All my research tells me they are friendlier too but I have never met a pig who was not friendly with the person holding the bucket!
And yes it is raining. And yes there is hay on the ground. Sigh.
🐞The Kitchens Garden Farm Blog (since 2011)
Going forward the favorite of the week will be determined by the number of comments. And The Favorite this week is:
If you like it comment on it. Your comments count. And unless my day has gone straight to hell I will answer each comment.
And though the blog thekitchensgarden.com has changed its face over the years - it is one of the few things in my life that remains basically the same.
🌻Sustainable Sunday
OK. Tips and Tricks for a sustainable lifestyle. A lifestyle that you can sustain without damage. A lifestyle that works towards not damaging our immediate environment.
Hang your shopping bags on a hook by the door
Make a list. Plan your meals.
Make your own breakfast cereal
Buy vegetables and fruit that are in season
Get to know your farmer (I am one - we are nice people).
I know that here in the USA the airwaves have been taken over by political rhetoric and danger. I do not have the right to vote here. So I have no comment. I will just continue to work towards a cleaner, safer environment for whatever country I am in.
Just keep plodding on. The environment will change. The climate is already changing. We must make plans to roll with these changes and try - really try to mitigate our own personal impact on our immediate environment. Planting trees to sink carbon for our grandchildren, ensuring our fields are covered with plantings at all times, avoid plastic as much as humanly possible, buy in bulk using your own containers, drag out that bicycle, work hard to keep our public transport, grow greens on your deck, compost, elect politicians who really do give a shit about the land, what else?
I always like to finish the Sustainable Sunday with tips and tricks and recipes. So you will always have something new to comment on each week.
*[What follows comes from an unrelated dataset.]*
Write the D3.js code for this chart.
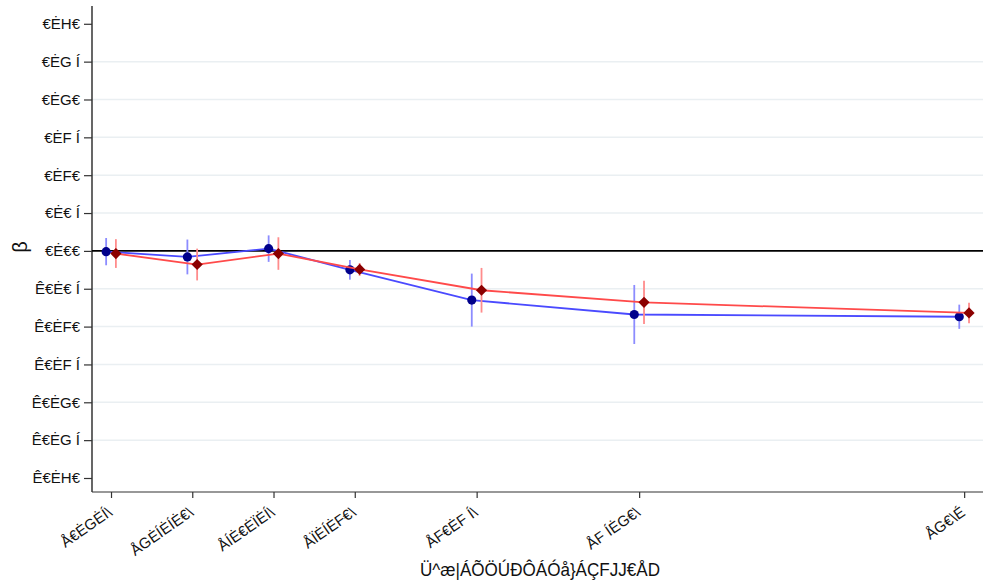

Comments, Likes and Shares are the flowers. So - go ahead. Tell me what you think.
Celi
PS - TENNERS - you are still The Tenners I will be writing to you privately later in the week. Thank you so much for your support of my mission, my writing and our wee farmy.
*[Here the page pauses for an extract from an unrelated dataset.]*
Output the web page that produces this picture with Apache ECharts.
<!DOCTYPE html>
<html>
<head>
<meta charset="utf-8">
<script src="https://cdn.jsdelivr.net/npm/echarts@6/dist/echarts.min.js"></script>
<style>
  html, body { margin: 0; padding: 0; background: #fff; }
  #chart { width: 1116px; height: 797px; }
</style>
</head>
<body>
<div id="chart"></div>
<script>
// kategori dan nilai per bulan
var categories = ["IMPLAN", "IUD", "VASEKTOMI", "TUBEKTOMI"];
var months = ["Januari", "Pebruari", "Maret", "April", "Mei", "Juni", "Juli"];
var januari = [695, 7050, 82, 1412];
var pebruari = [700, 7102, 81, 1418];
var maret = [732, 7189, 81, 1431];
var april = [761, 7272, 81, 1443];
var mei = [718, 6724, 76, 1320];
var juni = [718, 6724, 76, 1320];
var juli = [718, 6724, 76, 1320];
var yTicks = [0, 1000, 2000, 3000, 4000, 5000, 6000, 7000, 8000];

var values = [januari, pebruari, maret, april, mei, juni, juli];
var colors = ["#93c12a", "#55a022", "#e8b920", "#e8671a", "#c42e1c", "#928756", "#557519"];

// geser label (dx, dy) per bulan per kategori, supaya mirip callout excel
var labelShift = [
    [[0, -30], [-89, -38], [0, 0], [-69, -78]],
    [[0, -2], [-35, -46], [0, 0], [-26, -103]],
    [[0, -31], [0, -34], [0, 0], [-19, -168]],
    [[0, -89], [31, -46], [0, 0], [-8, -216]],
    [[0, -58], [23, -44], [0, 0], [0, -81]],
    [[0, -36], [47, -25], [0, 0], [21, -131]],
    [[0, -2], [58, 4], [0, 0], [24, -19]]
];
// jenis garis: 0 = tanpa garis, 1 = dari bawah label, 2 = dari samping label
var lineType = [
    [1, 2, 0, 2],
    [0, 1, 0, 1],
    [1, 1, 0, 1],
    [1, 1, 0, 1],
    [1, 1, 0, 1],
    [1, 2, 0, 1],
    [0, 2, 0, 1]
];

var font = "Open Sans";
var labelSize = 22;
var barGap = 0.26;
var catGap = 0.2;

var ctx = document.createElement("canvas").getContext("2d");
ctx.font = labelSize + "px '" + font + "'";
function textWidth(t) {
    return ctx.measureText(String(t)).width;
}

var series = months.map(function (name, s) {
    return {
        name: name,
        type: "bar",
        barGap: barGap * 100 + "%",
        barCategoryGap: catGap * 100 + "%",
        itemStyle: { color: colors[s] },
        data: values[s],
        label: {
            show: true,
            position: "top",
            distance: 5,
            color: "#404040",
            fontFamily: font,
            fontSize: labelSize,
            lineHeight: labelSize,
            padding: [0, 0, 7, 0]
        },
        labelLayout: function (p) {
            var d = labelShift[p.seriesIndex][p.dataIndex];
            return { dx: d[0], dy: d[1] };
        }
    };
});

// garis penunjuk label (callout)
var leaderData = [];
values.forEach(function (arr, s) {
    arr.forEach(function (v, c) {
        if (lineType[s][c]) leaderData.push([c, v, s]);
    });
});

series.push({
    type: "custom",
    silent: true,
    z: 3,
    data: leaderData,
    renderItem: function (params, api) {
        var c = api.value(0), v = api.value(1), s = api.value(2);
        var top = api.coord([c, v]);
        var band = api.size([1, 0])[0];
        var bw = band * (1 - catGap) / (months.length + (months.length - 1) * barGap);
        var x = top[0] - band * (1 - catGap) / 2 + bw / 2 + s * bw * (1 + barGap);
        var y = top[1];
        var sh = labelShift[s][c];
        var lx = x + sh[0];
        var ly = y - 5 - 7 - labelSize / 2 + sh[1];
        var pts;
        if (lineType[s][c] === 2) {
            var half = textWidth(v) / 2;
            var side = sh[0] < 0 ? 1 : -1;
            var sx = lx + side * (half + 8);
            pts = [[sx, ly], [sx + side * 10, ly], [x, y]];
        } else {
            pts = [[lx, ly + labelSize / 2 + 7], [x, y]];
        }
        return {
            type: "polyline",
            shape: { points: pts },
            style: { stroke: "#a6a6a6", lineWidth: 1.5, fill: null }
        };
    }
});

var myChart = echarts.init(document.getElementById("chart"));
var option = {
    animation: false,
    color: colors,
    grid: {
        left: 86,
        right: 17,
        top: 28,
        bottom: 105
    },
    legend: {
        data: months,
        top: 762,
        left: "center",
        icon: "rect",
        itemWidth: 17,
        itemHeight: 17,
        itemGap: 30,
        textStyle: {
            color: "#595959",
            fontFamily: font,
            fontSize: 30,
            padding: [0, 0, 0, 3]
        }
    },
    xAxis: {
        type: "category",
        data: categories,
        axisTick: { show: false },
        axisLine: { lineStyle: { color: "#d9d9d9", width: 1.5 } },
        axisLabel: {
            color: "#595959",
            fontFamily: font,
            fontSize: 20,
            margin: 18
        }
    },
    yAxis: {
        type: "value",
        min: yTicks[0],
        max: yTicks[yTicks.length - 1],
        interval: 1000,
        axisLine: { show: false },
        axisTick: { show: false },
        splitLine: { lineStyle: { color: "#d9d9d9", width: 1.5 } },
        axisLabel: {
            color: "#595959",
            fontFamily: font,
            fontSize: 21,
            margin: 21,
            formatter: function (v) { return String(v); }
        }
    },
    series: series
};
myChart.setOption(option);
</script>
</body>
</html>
I'm happy to hear that you are taking care to make sure that you are happy as well. if social media was your full time job it would be one thing, but the work it takes to do all of this has become and second and third job for you and causing you to stress. you're doing the right thing by doing what's right for you, and we are lucky to still have access to the farm and your days there
What’s right for you is right for us. I began planning weekly meals during lock down in the UK and l would now not have it any other way. Black piglets, beyond excited. Long live the farmy blog, beautiful words and pictures. Thank you so much.